MBO Partners provides excellent guidance on whether independent contractors should have cyber insurance.
Setting insurance requirements for independent contractors can be a tricky line to walk. On the one hand, setting the requirements too low leaves you vulnerable to damages and lawsuits. On the other hand, setting them too high can cause premiums to skyrocket, which deters top independent talent from working with you at all. As a general base, most independent contractors are required to have general liability insurance, professional liability insurance, or both. These two coverages protect your company against physical harm caused by the independent contractor, as well as intangible damages caused by errors in their work. What they don’t protect is data.
What is the Benefit of Cyber Insurance?
“Cyber Insurance” may sound like something that only IT professionals would need, but it’s actually a relevant protection for most industries. These days, the chances that you use a computer or interact with sensitive personal information are pretty high. Whether this data is encoded deep within your computer or is handwritten in a notebook, Cyber Protection takes the liability off of your hands should anything happen to it. While cyber protection won’t be necessary for every independent professional, it’s worth taking a deeper look at what it covers, and whether you should require it in your next contract.
What Does Cyber Insurance Cover?
Most businesses have strategies in place to protect against hackers and data theft. But while you may have expensive firewalls on company computers and insurance should they fail, an independent worker may not. Cybercriminals target businesses of all types, including independent contractors. If private data on your company or your clients is stolen from an independent contractor’s computer, your insurance policy likely won’t cover the damages. Cyber protection helps independent contractors cover client lawsuits, investigations into the breach, and credit monitoring for those affected. Although it has been dubbed “Cyber,” it also protects physical data breaches, like client files being stolen from an office, home, or car.
Can Cyber Insurance Help in the Event of a Data Breach?
The average financial impact of a data breach in the United States is $6M. Cybercriminals commonly use either ransomware or social engineering to steal and monetize data. Ransomware locks your data, essentially holding it hostage until you’ve paid a ransom—and, in some cases, destroys the data even if a ransom is paid. Social engineering is a form of coercion used to make targets give up passwords, computer access, or banking information. These can look like an email from a friend, or a message from a company you work for asking for password verification or account information, among other things. Independent contractors can be especially vulnerable to these attacks, as they often work from places with public internet connections, like coffee shops.
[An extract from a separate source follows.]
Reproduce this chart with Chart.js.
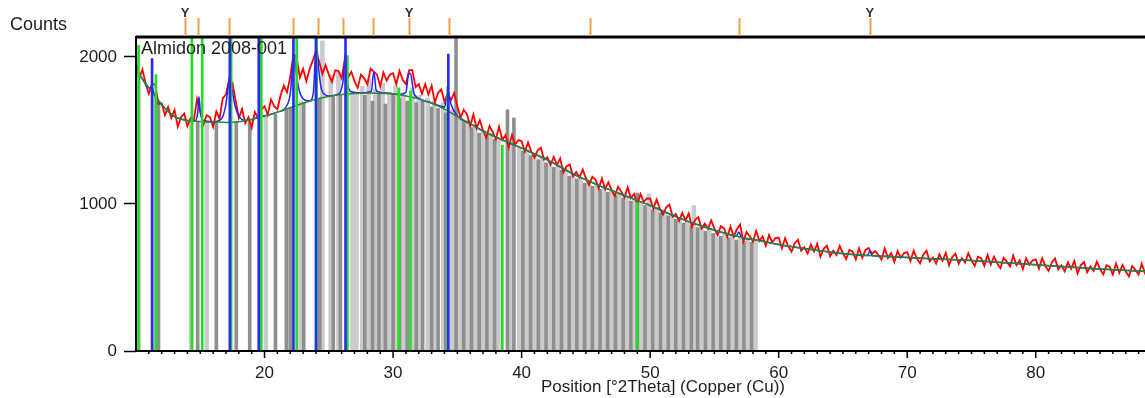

Cyber Insurance helps independent contractors with the costs associated with the breach, preventing the situation from turning into a lawsuit between them, the enterprise, and anyone whose information was compromised.
Common Cyber Insurance Questions
1. Why isn’t Cyber included in a standard Business Insurance policy?
The basic reason is that digital communications change too fast for the business insurance industry to keep up. The rules and procedures governing the Cyber world are much more fluid than rules about copyright or libel, for example. Separating Cyber from other coverages like Professional Liability allows it to adapt more quickly.
2. If an independent contractor uses a third party to handle customer data, who is responsible for the breach?
Because the independent contractor is the one who asked for the information, they are responsible for what happens to it. Even if they use a company (whether that’s you or a third party data security company) to store it, they can be held liable in the event of a breach.
3. How much can a company’s IT department prevent?
If you have IT specialists solely focused on risk assessment, they may be able to work with your independent contractors to prevent breaches on their end. However, typically an IT department will not have the necessary time or resources to adequately monitor every independent contractor on the company payroll.